** begin Data segment **

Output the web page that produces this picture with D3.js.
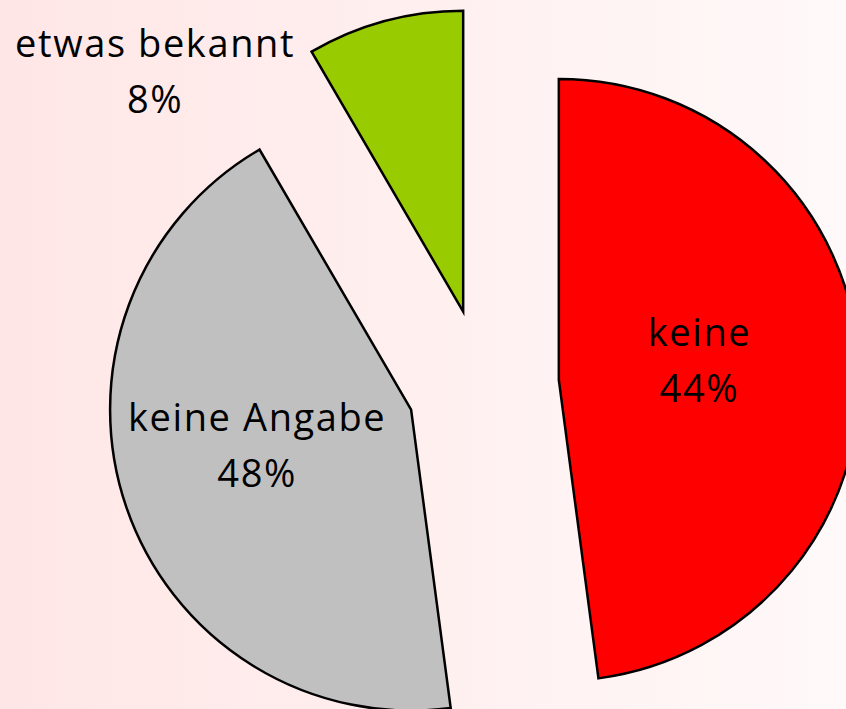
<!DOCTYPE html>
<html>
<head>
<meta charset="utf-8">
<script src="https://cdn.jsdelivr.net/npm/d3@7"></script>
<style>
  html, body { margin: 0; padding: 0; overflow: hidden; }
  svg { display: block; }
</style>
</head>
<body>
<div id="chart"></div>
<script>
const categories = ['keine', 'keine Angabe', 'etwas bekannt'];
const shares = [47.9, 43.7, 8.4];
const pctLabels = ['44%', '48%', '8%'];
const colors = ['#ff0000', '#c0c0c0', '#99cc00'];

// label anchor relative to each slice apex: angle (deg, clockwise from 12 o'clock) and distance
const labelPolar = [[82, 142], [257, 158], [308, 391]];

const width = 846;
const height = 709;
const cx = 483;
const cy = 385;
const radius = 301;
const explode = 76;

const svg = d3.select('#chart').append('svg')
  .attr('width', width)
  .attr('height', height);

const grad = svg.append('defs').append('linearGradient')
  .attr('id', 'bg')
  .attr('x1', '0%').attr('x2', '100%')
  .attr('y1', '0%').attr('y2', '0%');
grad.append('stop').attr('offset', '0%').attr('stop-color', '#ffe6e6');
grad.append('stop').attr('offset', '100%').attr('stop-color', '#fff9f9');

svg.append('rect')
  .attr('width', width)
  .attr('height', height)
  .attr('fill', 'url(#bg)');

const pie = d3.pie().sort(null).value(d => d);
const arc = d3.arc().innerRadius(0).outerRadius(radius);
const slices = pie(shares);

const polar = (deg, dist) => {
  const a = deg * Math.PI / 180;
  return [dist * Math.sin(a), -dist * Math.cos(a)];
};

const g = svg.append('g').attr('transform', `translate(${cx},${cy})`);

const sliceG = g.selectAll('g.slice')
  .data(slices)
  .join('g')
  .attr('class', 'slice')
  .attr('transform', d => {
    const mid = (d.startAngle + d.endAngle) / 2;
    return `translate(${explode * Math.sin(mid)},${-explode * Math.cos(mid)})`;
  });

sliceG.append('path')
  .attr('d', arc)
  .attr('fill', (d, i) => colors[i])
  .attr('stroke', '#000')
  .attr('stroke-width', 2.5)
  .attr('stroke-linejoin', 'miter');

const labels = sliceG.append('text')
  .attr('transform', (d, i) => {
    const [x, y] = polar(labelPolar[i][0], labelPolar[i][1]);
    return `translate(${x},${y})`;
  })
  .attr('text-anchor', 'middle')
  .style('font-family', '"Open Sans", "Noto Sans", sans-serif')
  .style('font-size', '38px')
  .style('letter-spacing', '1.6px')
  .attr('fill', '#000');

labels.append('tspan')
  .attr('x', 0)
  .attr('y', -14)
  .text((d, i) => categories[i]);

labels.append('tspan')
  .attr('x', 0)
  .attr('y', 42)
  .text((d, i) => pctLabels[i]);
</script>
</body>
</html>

** end Data segment **

Task objective => Copy the listing word for word, excluding its pictures.

Written solution =>
Output the web page that produces this picture with D3.js.
<!DOCTYPE html>
<html>
<head>
<meta charset="utf-8">
<script src="https://cdn.jsdelivr.net/npm/d3@7"></script>
<style>
  html, body { margin: 0; padding: 0; overflow: hidden; }
  svg { display: block; }
</style>
</head>
<body>
<div id="chart"></div>
<script>
const categories = ['keine', 'keine Angabe', 'etwas bekannt'];
const shares = [47.9, 43.7, 8.4];
const pctLabels = ['44%', '48%', '8%'];
const colors = ['#ff0000', '#c0c0c0', '#99cc00'];

// label anchor relative to each slice apex: angle (deg, clockwise from 12 o'clock) and distance
const labelPolar = [[82, 142], [257, 158], [308, 391]];

const width = 846;
const height = 709;
const cx = 483;
const cy = 385;
const radius = 301;
const explode = 76;

const svg = d3.select('#chart').append('svg')
  .attr('width', width)
  .attr('height', height);

const grad = svg.append('defs').append('linearGradient')
  .attr('id', 'bg')
  .attr('x1', '0%').attr('x2', '100%')
  .attr('y1', '0%').attr('y2', '0%');
grad.append('stop').attr('offset', '0%').attr('stop-color', '#ffe6e6');
grad.append('stop').attr('offset', '100%').attr('stop-color', '#fff9f9');

svg.append('rect')
  .attr('width', width)
  .attr('height', height)
  .attr('fill', 'url(#bg)');

const pie = d3.pie().sort(null).value(d => d);
const arc = d3.arc().innerRadius(0).outerRadius(radius);
const slices = pie(shares);

const polar = (deg, dist) => {
  const a = deg * Math.PI / 180;
  return [dist * Math.sin(a), -dist * Math.cos(a)];
};

const g = svg.append('g').attr('transform', `translate(${cx},${cy})`);

const sliceG = g.selectAll('g.slice')
  .data(slices)
  .join('g')
  .attr('class', 'slice')
  .attr('transform', d => {
    const mid = (d.startAngle + d.endAngle) / 2;
    return `translate(${explode * Math.sin(mid)},${-explode * Math.cos(mid)})`;
  });

sliceG.append('path')
  .attr('d', arc)
  .attr('fill', (d, i) => colors[i])
  .attr('stroke', '#000')
  .attr('stroke-width', 2.5)
  .attr('stroke-linejoin', 'miter');

const labels = sliceG.append('text')
  .attr('transform', (d, i) => {
    const [x, y] = polar(labelPolar[i][0], labelPolar[i][1]);
    return `translate(${x},${y})`;
  })
  .attr('text-anchor', 'middle')
  .style('font-family', '"Open Sans", "Noto Sans", sans-serif')
  .style('font-size', '38px')
  .style('letter-spacing', '1.6px')
  .attr('fill', '#000');

labels.append('tspan')
  .attr('x', 0)
  .attr('y', -14)
  .text((d, i) => categories[i]);

labels.append('tspan')
  .attr('x', 0)
  .attr('y', 42)
  .text((d, i) => pctLabels[i]);
</script>
</body>
</html>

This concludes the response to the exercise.